Goal of the exercise =>
Exclude the pictures and reproduce the remaining data exactly as written.

## BEGIN Data provided

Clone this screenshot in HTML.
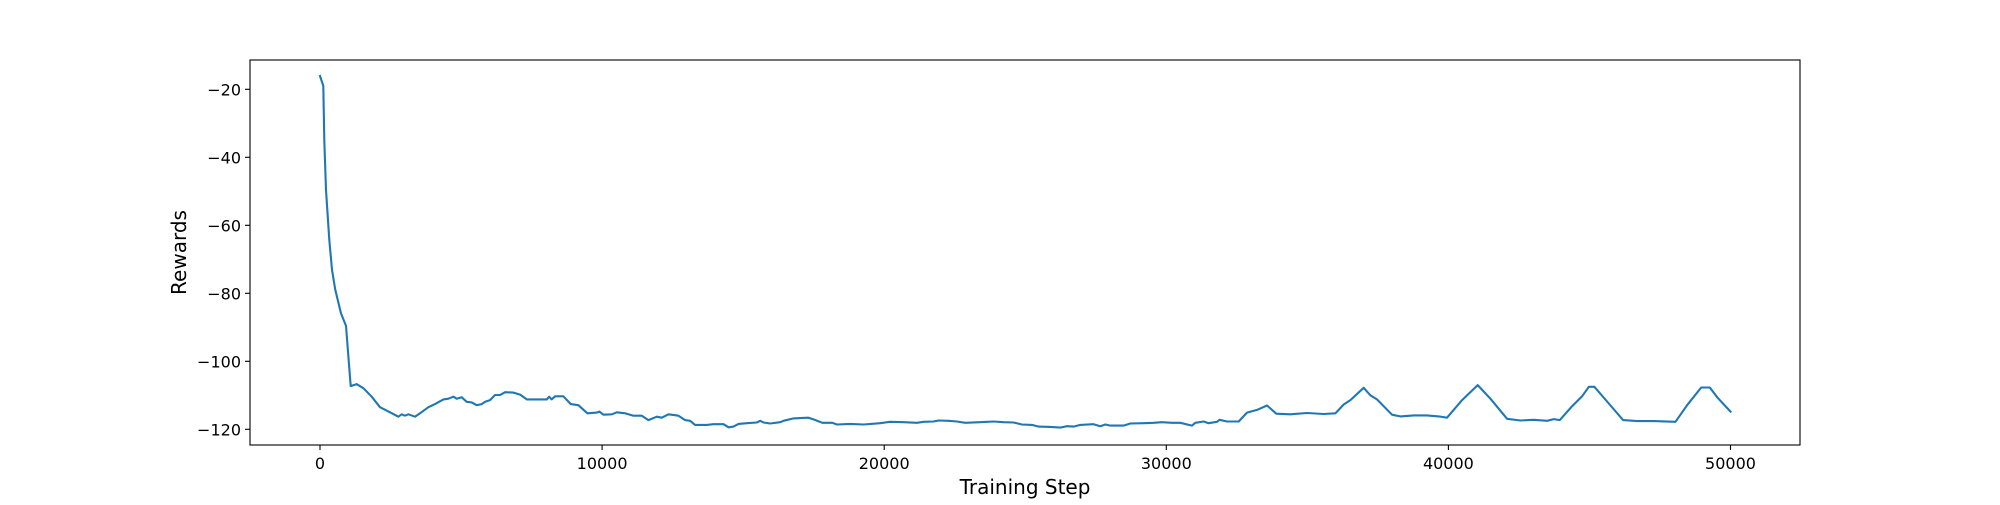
<!DOCTYPE html>
<html><head><meta charset="utf-8"><style>
html,body{margin:0;padding:0;background:#fff;}
svg text{font-family:"DejaVu Sans","Liberation Sans",sans-serif;fill:#000;}
</style></head><body>
<svg id="chart" width="2000" height="500" viewBox="0 0 2000 500" xmlns="http://www.w3.org/2000/svg">
<rect width="2000" height="500" fill="#fff"/>
<g id="plot"></g>
</svg>
<script>
const steps = [0,117,153,213,330,426,543,745,922,1088,1300,1537,1833,2128,2482,2778,2896,3014,3132,3369,3546,3841,4078,4374,4551,4728,4846,5023,5201,5378,5556,5733,5851,6028,6206,6383,6560,6856,7092,7329,7565,8038,8120,8215,8333,8629,8890,9161,9480,9811,9905,10047,10343,10520,10816,11111,11407,11643,11939,12116,12353,12707,12943,13121,13298,13712,13948,14303,14480,14657,14835,15130,15485,15603,15721,15957,16312,16430,16785,17021,17317,17494,17809,18164,18322,18794,19267,19858,20213,20686,21158,21395,21749,21927,22281,22577,22872,23404,23877,24232,24586,24882,25236,25473,25887,26241,26478,26714,26950,27423,27660,27837,28014,28487,28723,29196,29551,29846,30201,30496,30910,31028,31324,31501,31797,31891,32151,32565,32861,33215,33570,33901,34397,34988,35579,35993,36288,36525,36998,37234,37470,38002,38298,38770,39243,39657,39952,40484,41040,41489,42080,42553,43026,43499,43735,43948,44385,44740,44976,45177,45686,46194,46690,47281,48050,48463,48960,49267,49527,50000];
const rewards = [-16.1,-19,-34.9,-49.6,-64.3,-73.1,-79,-85.9,-89.6,-107.3,-106.7,-107.9,-110.4,-113.5,-115,-116.3,-115.6,-116,-115.6,-116.3,-115.3,-113.5,-112.6,-111.2,-111,-110.4,-111,-110.6,-111.9,-112.1,-112.9,-112.6,-111.9,-111.4,-109.9,-109.9,-109.1,-109.2,-109.8,-111.2,-111.2,-111.2,-110.4,-111.2,-110.3,-110.3,-112.6,-112.9,-115.3,-115.1,-114.8,-115.7,-115.6,-115,-115.3,-116,-116,-117.3,-116.3,-116.6,-115.6,-116,-117.3,-117.5,-118.7,-118.7,-118.5,-118.5,-119.4,-119.2,-118.4,-118.2,-118,-117.5,-118,-118.3,-117.9,-117.5,-116.8,-116.7,-116.6,-117.1,-118.1,-118.1,-118.6,-118.4,-118.6,-118.2,-117.8,-117.9,-118.1,-117.8,-117.7,-117.4,-117.5,-117.7,-118.1,-117.9,-117.7,-117.9,-118,-118.6,-118.7,-119.2,-119.3,-119.5,-119.1,-119.2,-118.7,-118.5,-119.1,-118.6,-118.9,-118.9,-118.3,-118.2,-118.1,-117.9,-118.1,-118.1,-118.9,-118.1,-117.7,-118.2,-117.8,-117.2,-117.7,-117.7,-115.1,-114.3,-113,-115.4,-115.6,-115.2,-115.5,-115.3,-112.7,-111.4,-107.8,-110,-111.2,-115.7,-116.2,-115.9,-115.9,-116.2,-116.6,-111.4,-107,-111,-116.9,-117.4,-117.2,-117.5,-117,-117.3,-113.2,-110.3,-107.5,-107.5,-112.4,-117.3,-117.6,-117.6,-117.8,-112.9,-107.7,-107.7,-110.6,-114.8];
const xTicks = [0,10000,20000,30000,40000,50000];
const yTicks = [-20,-40,-60,-80,-100,-120];

const L=250,R=1800,T=60,B=445;
const x = v => 320 + v*0.02821;
const y = v => 89.3 + (-20 - v)*3.4;
const NS='http://www.w3.org/2000/svg';
const g=document.getElementById('plot');
function mk(tag,attrs){const e=document.createElementNS(NS,tag);for(const k in attrs)e.setAttribute(k,attrs[k]);g.appendChild(e);return e;}

const pts=steps.map((s,i)=>x(s).toFixed(1)+','+y(rewards[i]).toFixed(1)).join(' ');
const line=mk('polyline',{points:pts,fill:'none',stroke:'#1f77b4','stroke-width':2.1,'stroke-linejoin':'round','stroke-linecap':'square'});



const frame=mk('rect',{x:L,y:T,width:R-L,height:B-T,fill:'none',stroke:'#000','stroke-width':1.1});



xTicks.forEach(t=>{
  const tk=mk('line',{x1:x(t),x2:x(t),y1:B,y2:B+5,stroke:'#000','stroke-width':1.1});
  
  
  const lb=mk('text',{x:x(t),y:B+24,'text-anchor':'middle','font-size':16});
  lb.textContent=String(t);
  
  
});
yTicks.forEach(t=>{
  const tk=mk('line',{x1:L-5,x2:L,y1:y(t),y2:y(t),stroke:'#000','stroke-width':1.1});
  
  
  const lb=mk('text',{x:L-9,y:y(t)+6,'text-anchor':'end','font-size':16});
  lb.textContent='\u2212'+Math.abs(t);
  
  
});
const xl=mk('text',{x:(L+R)/2,y:494,'text-anchor':'middle','font-size':20});
xl.textContent='Training Step';


const yl=mk('text',{x:0,y:0,'text-anchor':'middle','font-size':20,transform:'translate(186,'+((T+B)/2)+') rotate(-90)'});
yl.textContent='Rewards';


</script>
</body></html>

## END Data provided

Response to the task =>
Clone this screenshot in HTML.
<!DOCTYPE html>
<html><head><meta charset="utf-8"><style>
html,body{margin:0;padding:0;background:#fff;}
svg text{font-family:"DejaVu Sans","Liberation Sans",sans-serif;fill:#000;}
</style></head><body>
<svg id="chart" width="2000" height="500" viewBox="0 0 2000 500" xmlns="http://www.w3.org/2000/svg">
<rect width="2000" height="500" fill="#fff"/>
<g id="plot"></g>
</svg>
<script>
const steps = [0,117,153,213,330,426,543,745,922,1088,1300,1537,1833,2128,2482,2778,2896,3014,3132,3369,3546,3841,4078,4374,4551,4728,4846,5023,5201,5378,5556,5733,5851,6028,6206,6383,6560,6856,7092,7329,7565,8038,8120,8215,8333,8629,8890,9161,9480,9811,9905,10047,10343,10520,10816,11111,11407,11643,11939,12116,12353,12707,12943,13121,13298,13712,13948,14303,14480,14657,14835,15130,15485,15603,15721,15957,16312,16430,16785,17021,17317,17494,17809,18164,18322,18794,19267,19858,20213,20686,21158,21395,21749,21927,22281,22577,22872,23404,23877,24232,24586,24882,25236,25473,25887,26241,26478,26714,26950,27423,27660,27837,28014,28487,28723,29196,29551,29846,30201,30496,30910,31028,31324,31501,31797,31891,32151,32565,32861,33215,33570,33901,34397,34988,35579,35993,36288,36525,36998,37234,37470,38002,38298,38770,39243,39657,39952,40484,41040,41489,42080,42553,43026,43499,43735,43948,44385,44740,44976,45177,45686,46194,46690,47281,48050,48463,48960,49267,49527,50000];
const rewards = [-16.1,-19,-34.9,-49.6,-64.3,-73.1,-79,-85.9,-89.6,-107.3,-106.7,-107.9,-110.4,-113.5,-115,-116.3,-115.6,-116,-115.6,-116.3,-115.3,-113.5,-112.6,-111.2,-111,-110.4,-111,-110.6,-111.9,-112.1,-112.9,-112.6,-111.9,-111.4,-109.9,-109.9,-109.1,-109.2,-109.8,-111.2,-111.2,-111.2,-110.4,-111.2,-110.3,-110.3,-112.6,-112.9,-115.3,-115.1,-114.8,-115.7,-115.6,-115,-115.3,-116,-116,-117.3,-116.3,-116.6,-115.6,-116,-117.3,-117.5,-118.7,-118.7,-118.5,-118.5,-119.4,-119.2,-118.4,-118.2,-118,-117.5,-118,-118.3,-117.9,-117.5,-116.8,-116.7,-116.6,-117.1,-118.1,-118.1,-118.6,-118.4,-118.6,-118.2,-117.8,-117.9,-118.1,-117.8,-117.7,-117.4,-117.5,-117.7,-118.1,-117.9,-117.7,-117.9,-118,-118.6,-118.7,-119.2,-119.3,-119.5,-119.1,-119.2,-118.7,-118.5,-119.1,-118.6,-118.9,-118.9,-118.3,-118.2,-118.1,-117.9,-118.1,-118.1,-118.9,-118.1,-117.7,-118.2,-117.8,-117.2,-117.7,-117.7,-115.1,-114.3,-113,-115.4,-115.6,-115.2,-115.5,-115.3,-112.7,-111.4,-107.8,-110,-111.2,-115.7,-116.2,-115.9,-115.9,-116.2,-116.6,-111.4,-107,-111,-116.9,-117.4,-117.2,-117.5,-117,-117.3,-113.2,-110.3,-107.5,-107.5,-112.4,-117.3,-117.6,-117.6,-117.8,-112.9,-107.7,-107.7,-110.6,-114.8];
const xTicks = [0,10000,20000,30000,40000,50000];
const yTicks = [-20,-40,-60,-80,-100,-120];

const L=250,R=1800,T=60,B=445;
const x = v => 320 + v*0.02821;
const y = v => 89.3 + (-20 - v)*3.4;
const NS='http://www.w3.org/2000/svg';
const g=document.getElementById('plot');
function mk(tag,attrs){const e=document.createElementNS(NS,tag);for(const k in attrs)e.setAttribute(k,attrs[k]);g.appendChild(e);return e;}

const pts=steps.map((s,i)=>x(s).toFixed(1)+','+y(rewards[i]).toFixed(1)).join(' ');
const line=mk('polyline',{points:pts,fill:'none',stroke:'#1f77b4','stroke-width':2.1,'stroke-linejoin':'round','stroke-linecap':'square'});



const frame=mk('rect',{x:L,y:T,width:R-L,height:B-T,fill:'none',stroke:'#000','stroke-width':1.1});



xTicks.forEach(t=>{
  const tk=mk('line',{x1:x(t),x2:x(t),y1:B,y2:B+5,stroke:'#000','stroke-width':1.1});
  
  
  const lb=mk('text',{x:x(t),y:B+24,'text-anchor':'middle','font-size':16});
  lb.textContent=String(t);
  
  
});
yTicks.forEach(t=>{
  const tk=mk('line',{x1:L-5,x2:L,y1:y(t),y2:y(t),stroke:'#000','stroke-width':1.1});
  
  
  const lb=mk('text',{x:L-9,y:y(t)+6,'text-anchor':'end','font-size':16});
  lb.textContent='\u2212'+Math.abs(t);
  
  
});
const xl=mk('text',{x:(L+R)/2,y:494,'text-anchor':'middle','font-size':20});
xl.textContent='Training Step';


const yl=mk('text',{x:0,y:0,'text-anchor':'middle','font-size':20,transform:'translate(186,'+((T+B)/2)+') rotate(-90)'});
yl.textContent='Rewards';


</script>
</body></html>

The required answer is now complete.